Vastgesteld kan worden dat Qatar Airways voor de passagiers een reisschema heeft samengesteld dat onvoldoende ruimte bood om ondanks een beperkte vertraging hun aansluitende vlucht te halen. Ondanks een geringe vertraging 21 minuten waarmee de eerste vlucht vanuit Amsterdam te Doha heeft bereikt, resteerde de passagiers immers onvoldoende tijd om hun aansluitende vlucht naar Bangkok te halen.

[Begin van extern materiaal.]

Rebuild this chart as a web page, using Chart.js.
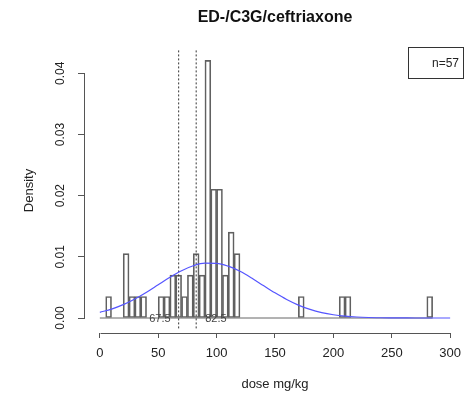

Naar het oordeel van de kantonrechter staat daarmee vast dat Qatar Airways bij het plannen het reisschema van de passagiers onvoldoende rekening heeft gehouden met het risico op vertraging van vlucht QR 0274. Mitsdien kan niet worden geconcludeerd dat Qatar Airways alle in artikel 5 lid 3 van de Verordening bedoelde redelijke maatregelen heeft getroffen om de gevolgen van eventuele buitengewone omstandigheden te voorkomen.
5.8.
Gelet op de duur van de vertraging en de afstand van de vlucht zal de gevorderde compensatie van € 600,00 per passagier daarom worden toegewezen. Qatar Airways heeft de gevorderde wettelijke rente vanaf 9 juli 2016 over het totale claimbedrag van € 2.400,00 niet gemotiveerd weersproken, zodat deze eveneens toewijsbaar is.
5.9.
De gevorderde buitengerechtelijke incassokosten zullen worden afgewezen. Uit de stellingen van de passagiers en de dossierstukken is onvoldoende gebleken dat de door (de gemachtigde van) de passagiers verrichte werkzaamheden meer hebben omvat dan de verzending van een enkele aanmaning en het op de gebruikelijke wijze samenstellen van het dossier.
5.10.
De proceskosten komen voor rekening van Qatar Airways, omdat zij merendeels ongelijk krijgt. De gevorderde rente over de proceskosten zal worden toegewezen met ingang van de datum gelegen 14 dagen na betekening van dit vonnis. De nakosten zijn toewijsbaar voor zover de passagiers deze daadwerkelijk maken.

6.De beslissing

De kantonrechter:
6.1.
veroordeelt Qatar Airways tot betaling aan de passagiers van € 2.400,00, te vermeerderen met de wettelijke rente over dat bedrag vanaf 9 juli 2016 tot aan de dag van de gehele betaling;
6.2.
veroordeelt Qatar Airways tot betaling van de proceskosten, die de kantonrechter aan de kant van De passagiers tot en met vandaag vaststelt op:
dagvaarding € 102,37
griffierecht € 223,00
salaris gemachtigde € 437,50
nakosten € 87,50, voor zover de passagiers daadwerkelijk nakosten maken;
6.3.
veroordeelt Qatar Airways tot betaling van de wettelijke rente over de proceskosten vanaf 14 dagen na betekening van dit vonnis;
6.4.
verklaart dit vonnis uitvoerbaar bij voorraad;
6.5.
wijst de vordering voor het overige af.
Dit vonnis is gewezen door mr. J. Candido en op bovengenoemde datum in het openbaar uitgesproken in aanwezigheid van de griffier.